"Sitting down, Jesus called the Twelve and said, 'Anyone who wants to be first must be the very last, and the servant of all.’” Mark 9:35


How would our lives change if we got up in the morning and said to ourselves, "I am not my own today. I have been bought with a price. Today I live as a servant of Jesus Christ." What outcome would this have in our homes, work places and social circles? 

At the Last Supper, Jesus did not just tell His disciples what a life with Him would mean; He demonstrated it. John 13:4-5 tells us, "He got up from the meal, took off his outer clothing, and wrapped a towel around his waist. After that, he poured water into a basin and began to wash his disciples' feet, drying them with the towel that was wrapped around him." Simon Peter was dumbfounded and refused to allow Jesus to wash his feet, but Jesus said to him, "Unless I wash you, you have no part with me." "Then Lord," Simon Peter replied, "not just my feet but my hands and my head as well" (John 13:8-9). 

Afterwards, Jesus explained to His disciples, "You call me 'Teacher' and 'Lord', and rightly so, for that is what I am. Now that I, your Lord and Teacher, have washed your feet, you also should wash one another's feet. I have set you an example that you should do as I have done for you. I tell you the truth, no servant is greater than his master, nor is a messenger greater than the one who sent him" (John 13:13-16). 
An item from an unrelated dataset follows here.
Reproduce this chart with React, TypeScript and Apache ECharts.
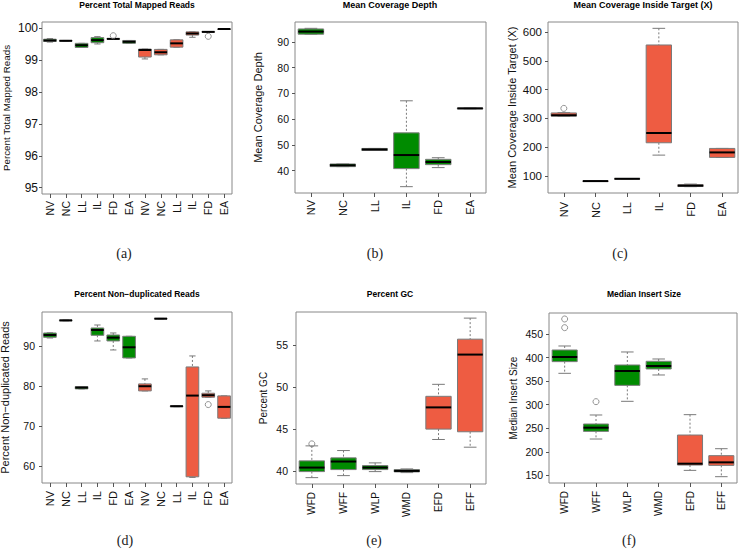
import React, { useEffect, useRef } from 'react';
import * as echarts from 'echarts';

// ---------- data ----------
const catsSample = ['NV', 'NC', 'LL', 'IL', 'FD', 'EA'];
const catsSample2 = ['NV', 'NC', 'LL', 'IL', 'FD', 'EA', 'NV', 'NC', 'LL', 'IL', 'FD', 'EA'];
const catsGC = ['WFD', 'WFF', 'WLP', 'WMD', 'EFD', 'EFF'];

// stats: [min, q1, median, q3, max]
const mappedStats = [
  [99.57, 99.59, 99.62, 99.66, 99.68],
  [99.60, 99.60, 99.61, 99.62, 99.62],
  [99.40, 99.40, 99.47, 99.53, 99.53],
  [99.51, 99.55, 99.63, 99.71, 99.74],
  [99.66, 99.66, 99.67, 99.68, 99.68],
  [99.53, 99.53, 99.58, 99.62, 99.62],
  [99.04, 99.10, 99.32, 99.35, 99.35],
  [99.17, 99.17, 99.25, 99.34, 99.34],
  [99.41, 99.41, 99.53, 99.64, 99.64],
  [99.72, 99.79, 99.84, 99.89, 99.89],
  [99.88, 99.88, 99.89, 99.90, 99.90],
  [99.97, 99.97, 99.98, 99.98, 99.98],
];
const mappedOutliers = [[4, 99.77], [10, 99.75]];
const mappedTicks = [95, 96, 97, 98, 99, 100];

const depthStats = [
  [92.96, 92.96, 93.98, 95.0, 95.24],
  [41.54, 41.54, 42.06, 42.57, 42.57],
  [47.8, 47.8, 48.2, 48.6, 48.6],
  [33.76, 40.77, 46.04, 54.65, 67.1],
  [41.16, 42.31, 43.34, 44.37, 45.0],
  [64.0, 64.0, 64.15, 64.3, 64.3],
];
const depthOutliers: number[][] = [];
const depthTicks = [40, 50, 60, 70, 80, 90];

const targetStats = [
  [308, 308, 311, 319, 320],
  [80.8, 80.8, 81.4, 82.0, 82.0],
  [89, 89, 89.5, 90, 90],
  [172, 215, 249, 556, 614],
  [62, 62.5, 65.5, 69, 71],
  [164, 164, 181.4, 195.3, 195.3],
];
const targetOutliers = [[0, 334.9]];
const targetTicks = [100, 200, 300, 400, 500, 600];

const nondupStats = [
  [92.0, 92.17, 92.75, 93.25, 93.3],
  [96.3, 96.3, 96.4, 96.5, 96.5],
  [79.25, 79.25, 79.58, 79.83, 79.83],
  [91.25, 92.67, 94.0, 94.5, 95.25],
  [89.0, 91.25, 92.08, 92.75, 93.25],
  [87.0, 87.0, 89.67, 92.42, 92.42],
  [78.75, 78.75, 79.92, 80.5, 81.75],
  [96.75, 96.75, 96.83, 96.9, 96.9],
  [74.8, 74.8, 74.92, 75.0, 75.0],
  [57.1, 57.25, 77.58, 84.75, 87.5],
  [77.17, 77.17, 77.67, 78.17, 78.75],
  [71.92, 71.92, 74.75, 77.5, 77.5],
];
const nondupOutliers = [[10, 75.33]];
const nondupTicks = [60, 70, 80, 90];

const gcStats = [
  [39.2, 39.92, 40.4, 41.2, 42.99],
  [39.44, 40.16, 41.12, 41.56, 42.43],
  [39.92, 40.16, 40.4, 40.64, 40.96],
  [39.8, 39.88, 40.0, 40.16, 40.24],
  [43.75, 44.99, 47.58, 48.9, 50.33],
  [42.83, 44.67, 53.88, 55.72, 58.23],
];
const gcOutliers = [[0, 43.23]];
const gcTicks = [40, 45, 50, 55];

const insertStats = [
  [366.5, 391.3, 401.2, 416.0, 424.5],
  [227.1, 243.4, 251.2, 258.96, 278.1],
  [307.1, 341.0, 371.5, 384.2, 411.8],
  [363.0, 375.7, 382.1, 392.0, 396.9],
  [160.6, 171.9, 174.8, 235.6, 278.8],
  [147.2, 171.2, 177.6, 191.8, 206.6],
];
const insertOutliers = [[0, 463.4], [0, 481.8], [1, 306.4]];
const insertTicks = [150, 200, 250, 300, 350, 400, 450];

const titles = [
  'Percent Total Mapped Reads',
  'Mean Coverage Depth',
  'Mean Coverage Inside Target (X)',
  'Percent Non\u2212duplicated Reads',
  'Percent GC',
  'Median Insert Size',
];
const yNames = [
  'Percent Total Mapped Reads',
  'Mean Coverage Depth',
  'Mean Coverage Inside Target (X)',
  'Percent Non\u2212duplicated Reads',
  'Percent GC',
  'Median Insert Size',
];
const captions = ['(a)', '(b)', '(c)', '(d)', '(e)', '(f)'];

// ---------- layout / style ----------
const GREEN = '#008B00';
const RED = '#EE5C42';
const GREY = '#7a7a7a';
const SANS = '"Liberation Sans", Arial, Helvetica, sans-serif';
const SERIF = '"Liberation Serif", "DejaVu Serif", serif';

const panels = [
  { cats: catsSample2, stats: mappedStats, out: mappedOutliers, ticks: mappedTicks, green: (j: number) => j < 6,
    grid: { left: 42, top: 22, width: 190, height: 172 }, min: 94.8, max: 100.2,
    yFont: 12, xFont: 10.5, yMargin: 4, xMargin: 7, titleX: 137, titleY: 5, titleFont: 8.5,
    nameX: 6, nameFont: 9.8, capX: 124, capY: 253 },
  { cats: catsSample, stats: depthStats, out: depthOutliers, ticks: depthTicks, green: (_j: number) => true,
    grid: { left: 295, top: 22, width: 191, height: 171 }, min: 31.3, max: 97.7,
    yFont: 10.5, xFont: 11, yMargin: 6, xMargin: 7, titleX: 390, titleY: 5, titleFont: 9,
    nameX: 258, nameFont: 11, capX: 375, capY: 253 },
  { cats: catsSample, stats: targetStats, out: targetOutliers, ticks: targetTicks, green: (_j: number) => false,
    grid: { left: 548, top: 22, width: 190, height: 171 }, min: 39.9, max: 636.1,
    yFont: 11.5, xFont: 11, yMargin: 6, xMargin: 9, titleX: 643, titleY: 5, titleFont: 9,
    nameX: 512, nameFont: 11, capX: 620, capY: 253 },
  { cats: catsSample2, stats: nondupStats, out: nondupOutliers, ticks: nondupTicks, green: (j: number) => j < 6,
    grid: { left: 42, top: 312, width: 190, height: 171 }, min: 55.7, max: 98.5,
    yFont: 10.5, xFont: 11, yMargin: 7, xMargin: 8, titleX: 137, titleY: 294, titleFont: 8.5,
    nameX: 5, nameFont: 11, capX: 125, capY: 540 },
  { cats: catsGC, stats: gcStats, out: gcOutliers, ticks: gcTicks, green: (j: number) => j < 4,
    grid: { left: 296, top: 312, width: 190, height: 172 }, min: 38.44, max: 58.96,
    yFont: 10.5, xFont: 10, yMargin: 8, xMargin: 8, titleX: 390, titleY: 294, titleFont: 8.5,
    nameX: 263, nameFont: 10, capX: 374, capY: 540 },
  { cats: catsGC, stats: insertStats, out: insertOutliers, ticks: insertTicks, green: (j: number) => j < 4,
    grid: { left: 549, top: 313, width: 188, height: 170 }, min: 133.8, max: 494.5,
    yFont: 10.5, xFont: 10, yMargin: 6, xMargin: 8, titleX: 644, titleY: 294, titleFont: 8.5,
    nameX: 513, nameFont: 10, capX: 629, capY: 540 },
];

function makeRender(isGreen: (j: number) => boolean) {
  return (_params: any, api: any) => {
    const j = api.value(0);
    const lo = api.coord([j, api.value(1)]);
    const q1 = api.coord([j, api.value(2)]);
    const md = api.coord([j, api.value(3)]);
    const q3 = api.coord([j, api.value(4)]);
    const hi = api.coord([j, api.value(5)]);
    const band = api.size([1, 0])[0];
    const w = band * 0.8;
    const cap = w * 0.25;
    const cx = md[0];
    const fill = isGreen(j) ? GREEN : RED;
    const whisk = { stroke: GREY, lineWidth: 1, lineDash: [2, 2] };
    const solid = { stroke: GREY, lineWidth: 1 };
    return {
      type: 'group',
      children: [
        { type: 'line', shape: { x1: cx, y1: hi[1], x2: cx, y2: q3[1] }, style: whisk },
        { type: 'line', shape: { x1: cx, y1: q1[1], x2: cx, y2: lo[1] }, style: whisk },
        { type: 'line', shape: { x1: cx - cap, y1: hi[1], x2: cx + cap, y2: hi[1] }, style: solid },
        { type: 'line', shape: { x1: cx - cap, y1: lo[1], x2: cx + cap, y2: lo[1] }, style: solid },
        { type: 'rect', shape: { x: cx - w / 2, y: q3[1], width: w, height: Math.max(q1[1] - q3[1], 0.5) },
          style: { fill, stroke: GREY, lineWidth: 1 } },
        { type: 'line', shape: { x1: cx - w / 2, y1: md[1], x2: cx + w / 2, y2: md[1] },
          style: { stroke: '#000', lineWidth: 2 } },
      ],
    };
  };
}

function buildOption() {
  const grid: any[] = [];
  const xAxis: any[] = [];
  const yAxis: any[] = [];
  const series: any[] = [];
  const graphic: any[] = [];

  panels.forEach((p, i) => {
    grid.push({ ...p.grid, show: true, borderColor: '#888', borderWidth: 1, backgroundColor: 'transparent' });
    xAxis.push({
      type: 'category', gridIndex: i, data: p.cats, boundaryGap: true,
      axisLine: { show: false },
      axisTick: { show: true, alignWithLabel: true, length: 4, lineStyle: { color: '#555' } },
      axisLabel: { rotate: 90, interval: 0, fontSize: p.xFont, fontFamily: SANS, color: '#111', margin: p.xMargin },
      splitLine: { show: false },
    });
    yAxis.push({
      type: 'value', gridIndex: i, min: p.min, max: p.max,
      axisLine: { show: false },
      axisTick: { show: true, length: 3, customValues: p.ticks, lineStyle: { color: '#555' } },
      axisLabel: { customValues: p.ticks, fontSize: p.yFont, fontFamily: SANS, color: '#111', margin: p.yMargin },
      splitLine: { show: false },
    });
    series.push({
      type: 'custom', xAxisIndex: i, yAxisIndex: i,
      renderItem: makeRender(p.green),
      encode: { x: 0, y: [1, 2, 3, 4, 5] },
      data: p.stats.map((s, j) => [j, ...s]),
    });
    if (p.out.length) {
      series.push({
        type: 'scatter', xAxisIndex: i, yAxisIndex: i, data: p.out,
        symbol: 'circle', symbolSize: 6,
        itemStyle: { color: 'rgba(255,255,255,0)', borderColor: GREY, borderWidth: 1 },
      });
    }
    graphic.push({
      type: 'text', x: p.titleX, y: p.titleY,
      style: { text: titles[i], align: 'center', verticalAlign: 'middle', fill: '#000',
        font: `bold ${p.titleFont}px ${SANS}` },
    });
    const cy = p.grid.top + p.grid.height / 2;
    graphic.push({
      type: 'text', x: p.nameX, y: cy, rotation: Math.PI / 2,
      style: { text: yNames[i], align: 'center', verticalAlign: 'middle', fill: '#111',
        font: `${p.nameFont}px ${SANS}` },
    });
    graphic.push({
      type: 'text', x: p.capX, y: p.capY,
      style: { text: captions[i], align: 'center', verticalAlign: 'middle', fill: '#222',
        font: `14px ${SERIF}` },
    });
  });

  return { animation: false, backgroundColor: '#fff', grid, xAxis, yAxis, series, graphic };
}

export default function App() {
  const ref = useRef<HTMLDivElement>(null);
  useEffect(() => {
    if (!ref.current) return;
    const chart = echarts.init(ref.current, undefined, { renderer: 'svg' });
    chart.setOption(buildOption() as any);
    return () => chart.dispose();
  }, []);
  return (
    <div
      ref={ref}
      style={{ position: 'absolute', left: 0, top: 0, width: 739, height: 550, background: '#fff' }}
    />
  );
}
Jesus illustrated that a life with Him would mean a life of humble submission and servitude. To say "I am a servant" may sound oppressive and restrictive, but to be a servant of Jesus Christ is liberating and exciting. It is His plan we submit to; His provision, protection and direction, which passes the responsibility to Him. Jesus does not call us to a task that He is not Himself the equipping and empowering for. Our responsibility is to obey Him and trust Him.

Jesus also said, "I no longer call you servants, because a servant does not know his master's business. Instead, I have called you friends, for everything that I learned from my Father I have made known to you" (John 15:15). It is this intimacy of Christ making known his mind and purpose to us that moves us from being servants to being friends. Yes, we are Christ's servants. That is what the New Testament definition of a Christian includes, but how incredibly blessed and privileged we are to know that as His disciples, He calls us His friends.


PRAYER: Dear Precious Lord, I am privileged to be your servant, but how incredibly blessed I am to be your friend. You continue to inspire and excite me. Thank You, Lord.